Figure scripts
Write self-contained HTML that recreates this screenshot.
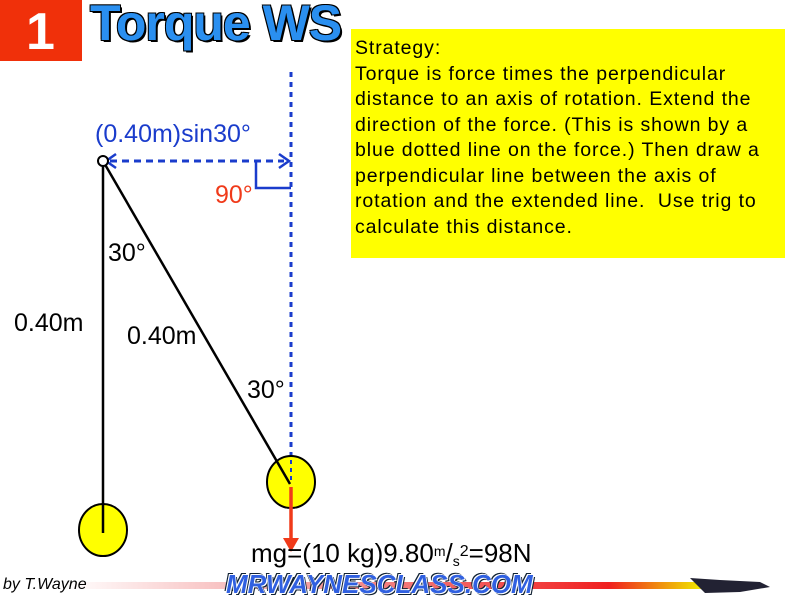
<!DOCTYPE html>
<html><head><style>
body{margin:0;width:800px;height:600px;background:#fff;position:relative;overflow:hidden;font-family:"Liberation Sans",sans-serif}
.t{position:absolute;white-space:nowrap}
</style></head><body>
<div style="position:absolute;left:0;top:0;width:82px;height:61px;background:#f0300a"></div>
<div class="t" style="left:26px;top:2px;font-size:52px;font-weight:bold;color:#fff">1</div>
<div class="t" style="left:90px;top:-6px;font-size:50px;font-weight:900;color:#2a8ff0;text-shadow:2px 2px 0 #000,-1px -1px 0 #000,1px -1px 0 #000,-1px 1px 0 #000;letter-spacing:-1px">Torque WS</div>
<div style="position:absolute;left:351px;top:29px;width:434px;height:229px;background:#ffff00"></div>
<div class="t" style="left:355px;top:36px;font-size:19.5px;line-height:25.5px;color:#000;letter-spacing:0.9px">Strategy:<br>Torque is force times the perpendicular<br>distance to an axis of rotation. Extend the<br>direction of the force. (This is shown by a<br>blue dotted line on the force.) Then draw a<br>perpendicular line between the axis of<br>rotation and the extended line.&nbsp; Use trig to<br>calculate this distance.</div>
<svg width="800" height="600" style="position:absolute;left:0;top:0">
<line x1="291" y1="72" x2="291" y2="482" stroke="#1a3ccc" stroke-width="3" stroke-dasharray="5,5"/>
<line x1="110" y1="161" x2="284" y2="161" stroke="#1a3ccc" stroke-width="3" stroke-dasharray="7,5"/>
<polyline points="116,154 106,161 116,168" fill="none" stroke="#1a3ccc" stroke-width="2.5"/>
<polyline points="279,154 289,161 279,168" fill="none" stroke="#1a3ccc" stroke-width="2.5"/>
<polyline points="256,162 256,188 291,188" fill="none" stroke="#1a3ccc" stroke-width="2.5"/>
<line x1="103" y1="161" x2="103" y2="533" stroke="#000" stroke-width="2.5"/>
<ellipse cx="103" cy="530" rx="24" ry="26" fill="#ffff00" stroke="#000" stroke-width="2"/>
<line x1="103" y1="533" x2="103" y2="504" stroke="#000" stroke-width="2.5"/>
<ellipse cx="291" cy="482" rx="24" ry="26" fill="#ffff00" stroke="#000" stroke-width="2"/>
<line x1="291" y1="460" x2="291" y2="482" stroke="#1a3ccc" stroke-width="2" stroke-dasharray="4,4"/>
<line x1="103" y1="161" x2="290" y2="484" stroke="#000" stroke-width="2.5"/>
<circle cx="103" cy="161" r="5" fill="#fff" stroke="#000" stroke-width="2"/>
<line x1="291" y1="487" x2="291" y2="540" stroke="#f03a1a" stroke-width="3.5"/>
<polygon points="283,538 299,538 291,552" fill="#f03a1a"/>
<defs><linearGradient id="g" x1="0" x2="1"><stop offset="0" stop-color="#fff"/><stop offset="0.3" stop-color="#f6b0b0"/><stop offset="0.8" stop-color="#f02020"/><stop offset="0.93" stop-color="#f0e000"/><stop offset="1" stop-color="#fff"/></linearGradient></defs>
<rect x="65" y="582" width="680" height="7" fill="url(#g)"/>
<path d="M690 578 L720 580 L760 582 L770 587 L740 592 L705 593 Z" fill="#223" />
</svg>
<div class="t" style="left:95px;top:120px;font-size:25px;color:#1a3ccc">(0.40m)sin30°</div>
<div class="t" style="left:215px;top:181px;font-size:25px;color:#f03a1a">90°</div>
<div class="t" style="left:108px;top:239px;font-size:25px">30°</div>
<div class="t" style="left:14px;top:309px;font-size:25px">0.40m</div>
<div class="t" style="left:127px;top:322px;font-size:25px">0.40m</div>
<div class="t" style="left:247px;top:376px;font-size:25px">30°</div>
<div class="t" style="left:251px;top:538px;font-size:26px">mg=(10 kg)9.80<span style="font-size:14px;vertical-align:6px">m</span>/<span style="font-size:14px;vertical-align:-4px">s</span><span style="font-size:16px;vertical-align:6px">2</span>=98N</div>
<div class="t" style="left:3px;top:576px;font-size:16px;font-style:italic">by T.Wayne</div>
<div class="t" style="left:226px;top:569px;font-size:26px;font-weight:900;font-style:italic;color:#3060e0;text-shadow:1px 1px 0 #fff,-1px -1px 0 #fff,2px 2px 0 #123,-2px -2px 0 #123;letter-spacing:0px">MRWAYNESCLASS.COM</div>
</body></html>
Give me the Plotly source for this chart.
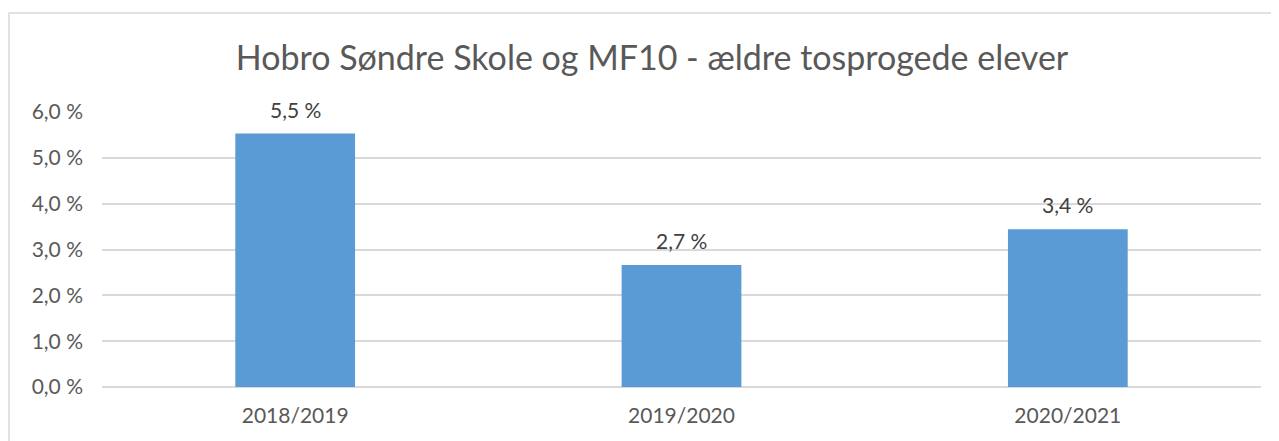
import plotly.graph_objects as go

categories = ["2018/2019", "2019/2020", "2020/2021"]
values = [5.53, 2.66, 3.44]
y_ticks = [0, 1, 2, 3, 4, 5, 6]
y_tick_labels = ["0,0 %", "1,0 %", "2,0 %", "3,0 %", "4,0 %", "5,0 %", "6,0 %"]

OFF = 8  # page body margin
W, H = 1279 - OFF, 441 - OFF
ML, MR, MT, MB = 102 - OFF, 18, 112 - OFF, 54
PW, PH = W - ML - MR, H - MT - MB
FONT = "Lato, 'Open Sans', sans-serif"
GREY = "#595959"

fig = go.Figure(go.Bar(
    x=categories, y=values,
    marker=dict(color="#5B9BD5", line=dict(width=0)),
    width=0.31,
))

annotations = [
    dict(x=c, y=v, xref="x", yref="y", text=f"{v:.1f} %".replace(".", ","),
         showarrow=False, yanchor="bottom", yshift=10,
         font=dict(family=FONT, size=21, color="#404040"))
    for c, v in zip(categories, values)
]

# outer chart border (left + top visible)
bx0 = (9 - OFF - ML) / PW
by1 = (H - MB - (13 - OFF)) / PH
fig.add_shape(type="rect", xref="paper", yref="paper",
              x0=bx0, x1=1.2, y0=-0.5, y1=by1,
              line=dict(color="#D9D9D9", width=1.5), fillcolor="rgba(0,0,0,0)", layer="below")

fig.update_layout(
    width=W, height=H,
    margin=dict(l=ML, r=MR, t=MT, b=MB),
    paper_bgcolor="white", plot_bgcolor="white",
    title=dict(text="Hobro Søndre Skole og MF10 - ældre tosprogede elever",
               x=(652 - OFF - ML) / PW, xref="paper", xanchor="center",
               y=1 - (58 - OFF) / H, yanchor="middle",
               font=dict(family=FONT, size=34, color=GREY)),
    font=dict(family=FONT, size=21, color=GREY),
    showlegend=False,
    annotations=annotations,
    xaxis=dict(showgrid=False, showline=False, ticks="", ticklabelstandoff=14,
               tickfont=dict(size=21, color=GREY)),
    yaxis=dict(range=[0, 6], tickvals=y_ticks, ticktext=y_tick_labels,
               showgrid=True, gridcolor="#D9D9D9", gridwidth=1.5,
               zeroline=True, zerolinecolor="#D9D9D9", zerolinewidth=1.5,
               showline=False, ticks="", ticklabelstandoff=18,
               tickfont=dict(size=21, color=GREY)),
)

fig.write_html("out.html")
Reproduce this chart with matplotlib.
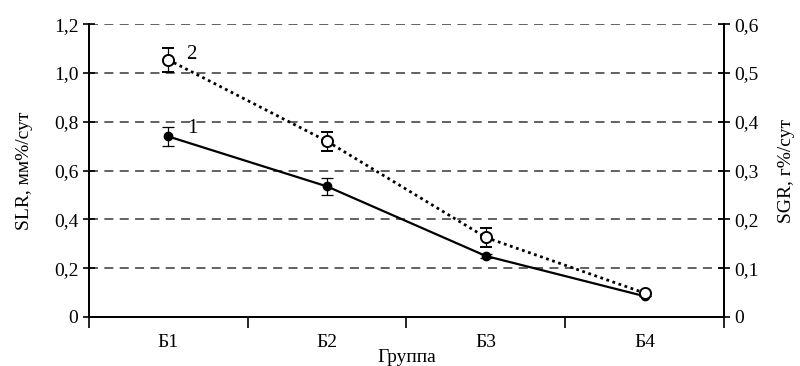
import matplotlib

matplotlib.use("Agg")

import matplotlib.pyplot as plt

plt.rcParams["font.family"] = ["Liberation Serif", "DejaVu Serif"]

groups = ["Б1", "Б2", "Б3", "Б4"]
slr = [0.74, 0.535, 0.25, 0.085]
slr_err = [0.04, 0.035, 0.01, 0.0]
sgr = [0.527, 0.36, 0.163, 0.049]
sgr_err = [0.025, 0.02, 0.02, 0.0]

fig = plt.figure(figsize=(8.0, 3.66), dpi=100)
ax = fig.add_axes([0.111, 0.134, 0.794, 0.800])
ax2 = ax.twinx()

x = list(range(len(groups)))

ax.set_ylim(0, 1.2)
ax.set_yticks([0, 0.2, 0.4, 0.6, 0.8, 1.0, 1.2])
ax.set_yticklabels(["0", "0,2", "0,4", "0,6", "0,8", "1,0", "1,2"])
ax.set_xlim(-0.5, len(groups) - 0.5)
ax.set_xticks(x)
ax.set_xticklabels(groups)
ax.set_xticks([i - 0.5 for i in range(len(groups) + 1)], minor=True)
ax.tick_params(axis="x", which="major", length=0, labelsize=14, pad=12)
ax.tick_params(axis="x", which="minor", length=8, width=1.2, direction="out")
ax.tick_params(axis="y", direction="inout", length=9, width=1.2, labelsize=14, pad=3)
for yv in [0.2, 0.4, 0.6, 0.8, 1.0, 1.2]:
    ax.axhline(yv, color="#555555", lw=1.3, ls=(0, (5, 3.5)), zorder=0)

ax2.set_ylim(0, 0.6)
ax2.set_yticks([0, 0.1, 0.2, 0.3, 0.4, 0.5, 0.6])
ax2.set_yticklabels(["0", "0,1", "0,2", "0,3", "0,4", "0,5", "0,6"])
ax2.tick_params(axis="y", direction="inout", length=9, width=1.2, labelsize=14, pad=3)

for a in (ax, ax2):
    a.spines["top"].set_visible(False)
    a.spines["left"].set_linewidth(1.3)
    a.spines["right"].set_linewidth(1.3)
    a.spines["bottom"].set_linewidth(1.3)

ax.errorbar(x, slr, yerr=slr_err, color="black", lw=1.6, marker="o", ms=6,
            capsize=4, elinewidth=0.9, capthick=0.9, zorder=3)
ax2.errorbar(x, sgr, yerr=sgr_err, color="black", lw=2.0, ls=(0, (1, 1.3)),
             marker="o", ms=8, mfc="white", mec="black", mew=1.4,
             capsize=4, elinewidth=0.9, capthick=0.9, zorder=3)

ax.text(0.12, slr[0] - 0.005, "1", fontsize=15, ha="left", va="bottom")
ax2.text(0.11, sgr[0] - 0.008, "2", fontsize=15, ha="left", va="bottom")

ax.set_ylabel("SLR, мм%/сут", fontsize=14, labelpad=15)
ax2.set_ylabel("SGR, г%/сут", fontsize=14, labelpad=14)
ax.set_xlabel("Группа", fontsize=14, labelpad=-1)

fig.savefig("out.png", dpi=100)
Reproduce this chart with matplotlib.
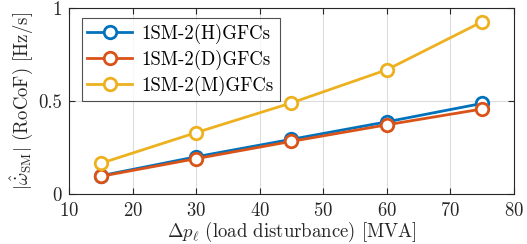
import matplotlib
matplotlib.use("Agg")
import matplotlib.pyplot as plt

plt.rcParams['font.family'] = 'serif'
plt.rcParams['font.serif'] = ['cmr10']
plt.rcParams['mathtext.fontset'] = 'cm'
plt.rcParams['axes.formatter.use_mathtext'] = True

x = [15, 30, 45, 60, 75]
h_vals = [0.098, 0.200, 0.294, 0.388, 0.487]
d_vals = [0.095, 0.190, 0.283, 0.372, 0.457]
m_vals = [0.165, 0.330, 0.490, 0.668, 0.926]
labels = ['1SM-2(H)GFCs', '1SM-2(D)GFCs', '1SM-2(M)GFCs']
colors = ['#0072BD', '#D95319', '#EDB120']
xticks = [10, 20, 30, 40, 50, 60, 70, 80]
yticks = [0, 0.5, 1]
ytick_labels = ['0', '0.5', '1']

fs = 13.5
fig = plt.figure(figsize=(5.27, 2.44), dpi=100)
ax = fig.add_axes([0.131, 0.205, 0.844, 0.762])

for vals, lab, c in zip([h_vals, d_vals, m_vals], labels, colors):
    ax.plot(x, vals, '-o', color=c, lw=2.0, ms=9, mew=2.0,
            mfc='white', label=lab)

ax.set_xlim(10, 80)
ax.set_ylim(0, 1)
ax.set_xticks(xticks)
ax.set_yticks(yticks)
ax.set_yticklabels(ytick_labels)
ax.grid(True, color='#dcdcdc', lw=0.8)
ax.set_axisbelow(True)
ax.tick_params(direction='in', top=True, right=True, labelsize=fs,
               length=4, width=0.8, color='#262626', labelcolor='#262626')
ax.tick_params(axis='x', pad=6)
ax.tick_params(axis='y', pad=5)
for s in ax.spines.values():
    s.set_color('#262626')
    s.set_linewidth(0.8)

ax.set_xlabel(r'$\Delta p_\ell$ (load disturbance) [MVA]', fontsize=fs, color='#262626', labelpad=0)
ax.set_ylabel(r'$|\hat{\dot{\omega}}_{\rm SM}|$ (RoCoF) [Hz/s]', fontsize=fs, color='#262626', labelpad=2)

leg = ax.legend(loc='upper left', bbox_to_anchor=(0.02, 0.965), fontsize=fs,
                frameon=True, fancybox=False, edgecolor='#262626',
                handlelength=2.4, borderpad=0.3, labelspacing=0.3,
                handletextpad=0.5, borderaxespad=0.2)
leg.get_frame().set_linewidth(0.8)

fig.savefig('out.png', dpi=100)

- [Stated task] State the count of lines that contain the string "this". Nothing else is needed.

- [Written solution] 5